Parched spring heads into arid summer
Having just completed a three-month span that was one of the driest in 119 years of weather records, Grand Junction now enters what is historically the least rainy month of the year.
And there’s little relief in sight, as forecasts are calling for below-normal precipitation and above-average temperatures in the Grand Valley in June, July and August.
A paltry 0.09 inches of rain was recorded at Grand Junction Regional Airport in May, making it the ninth-driest May on record. The average temperature of 65.8 degrees was nearly 4 degrees warmer than normal, according to Joe Ramey, a forecaster with the National Weather Service in Grand Junction.
“May just continues this trend we’ve seen all spring of warmer and drier than normal,” he said.
A total of 0.58 inches of rain fell in the city in March, April and May. The only years in which less precipitation was recorded in Grand Junction during that stretch were 1956 and 1972, when 0.57 inches of rain fell.
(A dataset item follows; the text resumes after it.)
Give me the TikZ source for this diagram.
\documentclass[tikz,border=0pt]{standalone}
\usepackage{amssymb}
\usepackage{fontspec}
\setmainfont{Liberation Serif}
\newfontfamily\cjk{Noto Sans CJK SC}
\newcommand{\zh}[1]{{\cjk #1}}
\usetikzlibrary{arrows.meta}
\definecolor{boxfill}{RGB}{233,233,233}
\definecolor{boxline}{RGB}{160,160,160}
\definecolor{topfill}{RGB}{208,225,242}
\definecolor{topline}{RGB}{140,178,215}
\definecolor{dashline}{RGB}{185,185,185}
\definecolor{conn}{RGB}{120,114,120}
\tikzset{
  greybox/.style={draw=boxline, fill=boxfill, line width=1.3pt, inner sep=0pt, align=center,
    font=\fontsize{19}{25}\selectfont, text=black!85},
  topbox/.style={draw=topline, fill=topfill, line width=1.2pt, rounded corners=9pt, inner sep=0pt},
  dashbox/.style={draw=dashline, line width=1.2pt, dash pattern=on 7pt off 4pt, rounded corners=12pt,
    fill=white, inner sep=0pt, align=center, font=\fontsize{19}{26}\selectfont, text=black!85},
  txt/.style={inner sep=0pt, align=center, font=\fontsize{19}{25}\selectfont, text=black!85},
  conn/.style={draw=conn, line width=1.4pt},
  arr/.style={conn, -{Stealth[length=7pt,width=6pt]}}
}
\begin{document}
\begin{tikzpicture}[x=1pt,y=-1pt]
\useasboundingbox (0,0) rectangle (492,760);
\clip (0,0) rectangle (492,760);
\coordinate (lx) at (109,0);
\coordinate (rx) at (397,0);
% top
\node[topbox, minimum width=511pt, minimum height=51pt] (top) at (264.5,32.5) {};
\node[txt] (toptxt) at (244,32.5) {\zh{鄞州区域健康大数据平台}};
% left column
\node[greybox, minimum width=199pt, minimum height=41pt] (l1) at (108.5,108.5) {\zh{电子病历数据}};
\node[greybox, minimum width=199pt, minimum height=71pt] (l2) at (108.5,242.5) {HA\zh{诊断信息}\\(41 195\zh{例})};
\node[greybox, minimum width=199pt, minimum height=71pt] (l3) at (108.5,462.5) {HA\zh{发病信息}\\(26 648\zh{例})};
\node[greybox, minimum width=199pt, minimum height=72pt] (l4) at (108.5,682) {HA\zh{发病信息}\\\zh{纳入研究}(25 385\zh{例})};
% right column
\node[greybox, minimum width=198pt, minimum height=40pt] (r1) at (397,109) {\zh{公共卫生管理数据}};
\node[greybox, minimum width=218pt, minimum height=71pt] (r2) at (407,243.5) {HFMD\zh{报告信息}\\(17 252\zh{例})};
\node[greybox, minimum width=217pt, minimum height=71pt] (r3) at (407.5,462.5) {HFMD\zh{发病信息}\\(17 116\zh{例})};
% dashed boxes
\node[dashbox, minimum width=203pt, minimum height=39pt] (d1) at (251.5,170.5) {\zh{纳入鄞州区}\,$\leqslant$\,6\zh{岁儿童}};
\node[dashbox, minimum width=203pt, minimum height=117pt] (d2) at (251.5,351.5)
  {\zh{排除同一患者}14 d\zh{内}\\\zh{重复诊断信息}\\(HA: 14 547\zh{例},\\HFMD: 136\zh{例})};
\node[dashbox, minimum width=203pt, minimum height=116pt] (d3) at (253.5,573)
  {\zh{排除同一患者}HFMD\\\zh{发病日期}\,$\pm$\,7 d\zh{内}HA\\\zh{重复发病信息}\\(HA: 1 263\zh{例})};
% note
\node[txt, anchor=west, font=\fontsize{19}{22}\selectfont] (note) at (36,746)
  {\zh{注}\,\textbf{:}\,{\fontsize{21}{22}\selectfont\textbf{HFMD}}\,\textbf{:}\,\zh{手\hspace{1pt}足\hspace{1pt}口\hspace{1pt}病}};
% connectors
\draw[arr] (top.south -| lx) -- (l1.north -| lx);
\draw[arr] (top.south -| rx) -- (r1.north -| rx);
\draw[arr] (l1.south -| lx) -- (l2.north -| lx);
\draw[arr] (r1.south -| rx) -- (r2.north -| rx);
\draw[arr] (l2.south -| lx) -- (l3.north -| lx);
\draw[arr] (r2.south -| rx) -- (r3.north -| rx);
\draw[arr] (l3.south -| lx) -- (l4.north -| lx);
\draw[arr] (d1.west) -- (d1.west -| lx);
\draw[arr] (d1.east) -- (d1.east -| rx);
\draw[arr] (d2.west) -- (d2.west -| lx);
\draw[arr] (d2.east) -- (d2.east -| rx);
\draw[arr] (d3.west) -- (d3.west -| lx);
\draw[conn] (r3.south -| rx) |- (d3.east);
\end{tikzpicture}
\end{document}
Year-to-date, 1.38 inches of rain has been recorded in Grand Junction, a little more than one-third of the normal amount, according to the Weather Service.
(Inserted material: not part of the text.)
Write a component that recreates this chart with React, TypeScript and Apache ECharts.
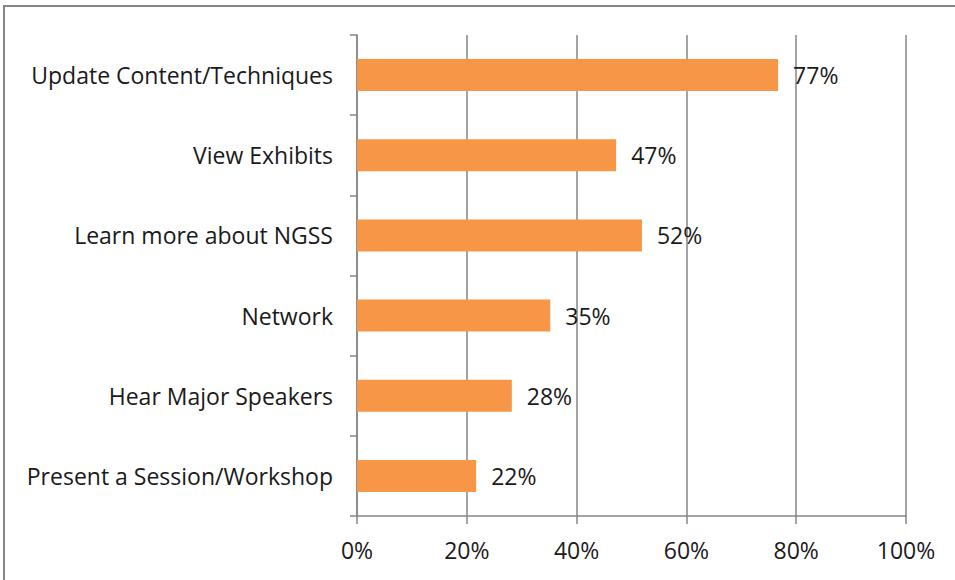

The parched landscape and severe drought label currently applied by weather watchers to Grand Junction is a far cry from this time last year, when local waterways were running at such record-high levels that portions of the Colorado Riverfront Trail were washed away.
“We got spoiled last year,” Ramey said. “It seems like drought is a long ways away.”
Even with a dry winter, he said, “you always hope that spring would bring more precipitation, and now May is over, and here we are.”
The National Weather Service’s Climate Prediction Center calls for an increased probability of below-normal precipitation in Grand Junction in June and an increased probability of warmer-than-normal temperatures. He said it’s too early to tell how much precipitation will fall in July and August in comparison to historical data.